Warm summer days, cloudless and perfect, were what I craved.
Of course, I still appreciate this. There is an air of ease and simple joy that arises during this time. School is out. Plants and animals come out to play. All around, life moves at a sweet, untethered pace like a melting popsicle, which can be either fast or slow, or both.
It is a sort of surface-level happiness, similar to a perfectly raked white sand beach with no rocks or current pulling you in any particular direction. Summer turns life into a blissfully lukewarm, stagnant kiddie pool. As I look back at it now with a still fond lens, it represents a naively sunny disposition that I enjoy, but know no longer serves me.
I still love the sun and, in all honesty, I still desire the bright energy it gives, but as I’ve gotten older, I can now recognize the undeniable significance of fall and what it means.
Fall is change.
Fall is the hard stuff. It is apologizing when we aren’t wrong. Facing our demons and choosing to love them. Fall is the in-between moments when we have to sit in the discomfort of ourselves. It’s the silent breath we take before the leap into the next phase. It is when we are forced to unpack the dark and dirty things we have stowed away. Or sitting next to a frost-gilded window that asks us to answer the question we’d boxed up for the summer: who are we? What do we want our story to be? How are we going to get there?
The chill nipping at your side is a physical manifestation of the emotional apprehension; your hair follicles stand at attention as if they already know the next chapter is coming and they’re stretching out to see it. Maybe that’s why it’s called chicken skin? Indicative of both the way it looks and the chicken-scared human presenting it.
There is a long road along a reservoir where I grew up that is dotted with trees every few feet. They stand there, year after year, serving as alarm clocks for the onset of fall.
As they do their seasonal outfit change, the leaves start to curl within themselves and the bright green color recedes from their flesh. They age. We age. Like a snake shedding its skin, they must relinquish the old parts of themselves.
I used to view the change in color on the leaves as something dull and sad, but I thought on it more recently and I remembered the few weeks before the leaves turned the color of burnt pie crust, the few days when the beards of these trees became marbled in all the tones of fire—yellow, orange, red, and the colors there are no name for besides pure awe.
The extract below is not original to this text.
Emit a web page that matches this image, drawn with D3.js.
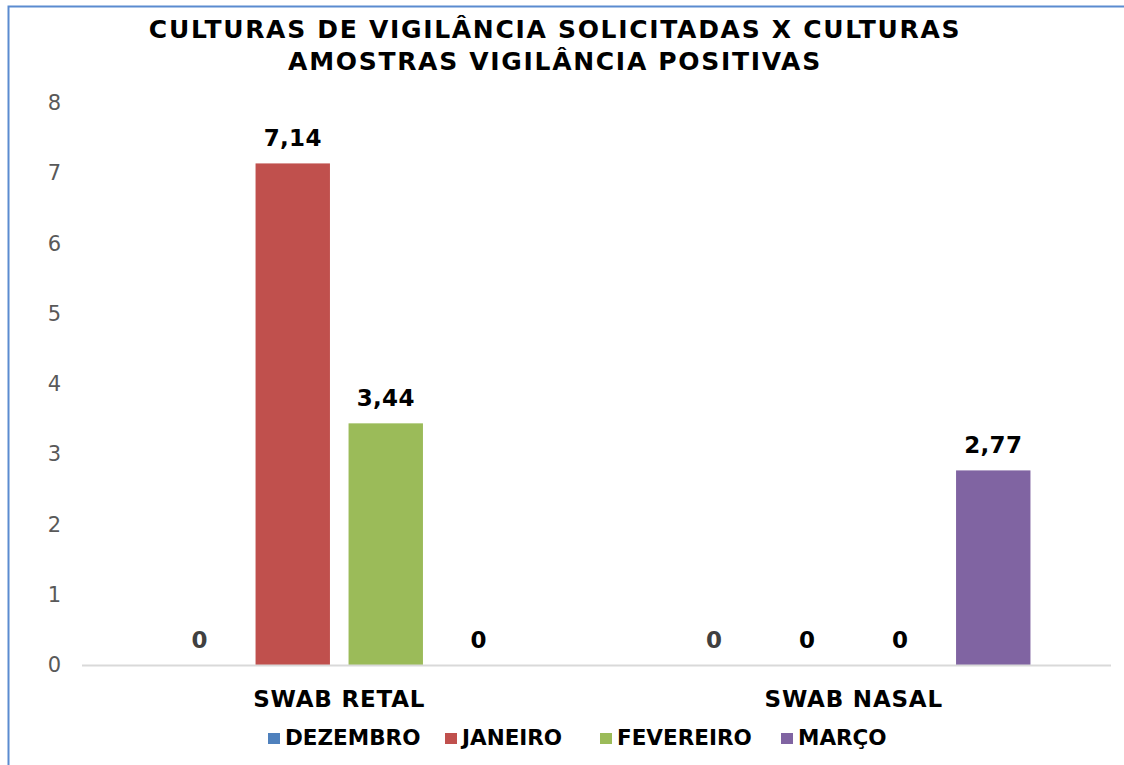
<!DOCTYPE html>
<html lang="pt">
<head>
<meta charset="UTF-8">
<title>Culturas de vigilância</title>
<script src="https://cdnjs.cloudflare.com/ajax/libs/d3/7.8.5/d3.min.js"></script>
<style>
    html, body { margin: 0; padding: 0; background: #fff; overflow: hidden; }
    svg { display: block; font-family: "DejaVu Sans", Verdana, sans-serif; }
</style>
</head>
<body>
<svg id="chart" width="1124" height="765"></svg>
<script>
    const categories = ['SWAB RETAL', 'SWAB NASAL'];
    const series = ['DEZEMBRO', 'JANEIRO', 'FEVEREIRO', 'MARÇO'];
    const colors = ['#4F81BD', '#C0504D', '#9BBB59', '#8064A2'];
    // values per month, one entry per category
    const dezembro = [0, 0];
    const janeiro = [7.14, 0];
    const fevereiro = [3.44, 0];
    const marco = [0, 2.77];
    const labels = [['0', '0'], ['7,14', '0'], ['3,44', '0'], ['0', '2,77']];
    const yTicks = [0, 1, 2, 3, 4, 5, 6, 7, 8];

    const values = [dezembro, janeiro, fevereiro, marco];
    const data = [];
    categories.forEach((c, ci) => {
        series.forEach((s, si) => {
            data.push({ cat: c, serie: s, si: si, value: values[si][ci], label: labels[si][ci] });
        });
    });

    const svg = d3.select('#chart');
    const margin = { left: 82, right: 13, top: 103, bottom: 100 };
    const width = 1124, height = 765;

    // outer chart border
    svg.append('rect')
        .attr('x', 8.5).attr('y', 6.5)
        .attr('width', 1200).attr('height', 900)
        .attr('fill', '#fff')
        .attr('stroke', '#5B8BD0').attr('stroke-width', 2);

    const x0 = d3.scaleBand().domain(categories).range([margin.left, width - margin.right]).padding(0);
    const x1 = d3.scaleBand().domain(series).range([0, x0.bandwidth()])
        .paddingInner(0.2).paddingOuter(0.866);
    const y = d3.scaleLinear().domain([0, 8]).range([665, 103]);

    // title
    const title = svg.append('text')
        .attr('text-anchor', 'middle')
        .attr('font-weight', 'bold').attr('font-size', 25)
        .attr('letter-spacing', 1.7).attr('fill', '#000');
    title.append('tspan').attr('x', 555).attr('y', 38).text('CULTURAS DE VIGILÂNCIA SOLICITADAS X CULTURAS');
    title.append('tspan').attr('x', 555).attr('y', 70).text('AMOSTRAS VIGILÂNCIA POSITIVAS');

    // y axis (labels only)
    const yAxis = svg.append('g')
        .attr('transform', `translate(${margin.left - 21},0)`)
        .call(d3.axisLeft(y).tickValues(yTicks).tickSize(0).tickPadding(0));
    yAxis.select('.domain').remove();
    yAxis.selectAll('text')
        .attr('font-family', '"DejaVu Sans", Verdana, sans-serif')
        .attr('font-size', 21).attr('fill', '#595959');

    // bars
    svg.append('g').selectAll('rect').data(data).enter().append('rect')
        .attr('x', d => x0(d.cat) + x1(d.serie))
        .attr('y', d => y(d.value))
        .attr('width', x1.bandwidth())
        .attr('height', d => y(0) - y(d.value))
        .attr('fill', d => colors[d.si]);

    // baseline
    svg.append('line')
        .attr('x1', margin.left).attr('x2', width - margin.right)
        .attr('y1', y(0) + 0.5).attr('y2', y(0) + 0.5)
        .attr('stroke', '#D9D9D9').attr('stroke-width', 2);

    // data labels
    svg.append('g').selectAll('text').data(data).enter().append('text')
        .attr('x', d => x0(d.cat) + x1(d.serie) + x1.bandwidth() / 2)
        .attr('y', d => y(d.value) - 17)
        .attr('text-anchor', 'middle')
        .attr('font-weight', 'bold').attr('font-size', 23).attr('letter-spacing', 0.3)
        .attr('fill', d => d.si === 0 ? '#404040' : '#000')
        .text(d => d.label);

    // category labels
    svg.append('g').selectAll('text').data(categories).enter().append('text')
        .attr('x', d => x0(d) + x0.bandwidth() / 2)
        .attr('y', 707)
        .attr('text-anchor', 'middle')
        .attr('font-weight', 'bold').attr('font-size', 23).attr('letter-spacing', 0.8)
        .attr('fill', '#000')
        .text(d => d);

    // legend
    const legendX = [268, 445, 600, 781];
    const legend = svg.append('g').selectAll('g').data(series).enter().append('g')
        .attr('transform', (d, i) => `translate(${legendX[i]},733)`);
    legend.append('rect').attr('width', 12).attr('height', 11).attr('fill', (d, i) => colors[i]);
    legend.append('text')
        .attr('x', 17).attr('y', 12)
        .attr('font-weight', 'bold').attr('font-size', 21.5)
        .attr('fill', '#000')
        .text(d => d);
</script>
</body>
</html>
I know now what it meant to teach me. Yes, there is beauty in the budding greens and warm waters of our summer, but it is in the fall when we get to see the true depth and range of a thing.
Fall is the brooding, cinnamon-scented, grey-faced stepsister of summer, and like the tireless hours of training before a big show, fall flies under the radar and goes without praise, but it is here in the fog and misty rains where the real magic happens. Where slowly, and with great deliberation, the caterpillar can become the bright winged butterfly we all love to marvel at. To get there it must wrap itself in a hard casing and, literally, liquify every part of itself. And then, once everything is broken and changed, it can rearrange into the new being it was meant to become.
But all the same, that is the whimsical edge I have found in fall.